Entity Extraction extracts the required information from user input to accomplish the task. SearchAssist application uses NLP techniques to find named entities from the source field.
The Entity Extraction stage in Index Pipeline can be used to identify a set of entities from a source field and save the identified entities in a target field so that it can be used to identify the intention of the search user better.
Configuration
To configure entity extraction, follow the below steps:
- Click the Indices tab on the top.
- On the left pane, under the Index Configuration section, click Workbench.
- On the Workbench (Index Configuration) page, on the Stages column, click the + icon.
- On the right column, select Entity Extraction from the Stage Type drop-down list.
- Enter a name in the Stage Name field.
- Enter a condition in the Condition field. You can add multiple conditions using the AND/OR connectors. Documents that satisfy the condition will be executed as part of the stage. See below for details.
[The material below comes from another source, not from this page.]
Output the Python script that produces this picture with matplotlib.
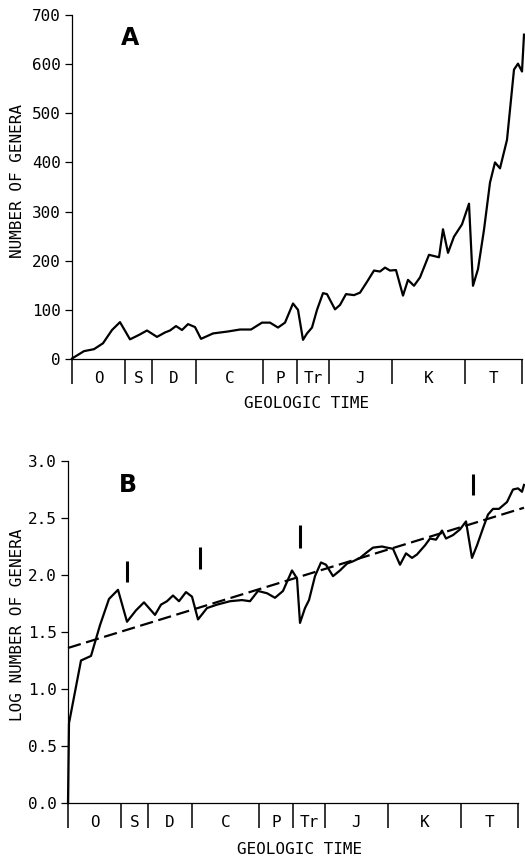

- Select the field you want to extract entity from as Source Field.
- Define where you want to store the extracted entity as Target Field. This field is created by the application.
- Select an entity from the Add Entities field. These are the entity types that need to be identified from the source field. The supported entities are Date, Time, Date-Time, Date Period, URL, Email, Location, City, Country, Color, Company Name, Currency, Person Name, Number, Percentage, Phone Number, Zip Code, Quantity, Address, and Airport.
- Click Simulate to verify the configurations. The simulator displays the Source and the number of documents to which the mapping was applied, and the result. You can change the Source (if not mentioned in the condition) and the number of documents.
- Once done, click Save Configuration on the top-right.
Conditions
Condition is of the following format: ctx.fieldtype==value
or ctx.fieldtype!=value
. The field_name can be obtained from the Fields table under Index Configuration.
For example, ctx.contentType=="web"
to restrict the extraction to the content from a web source.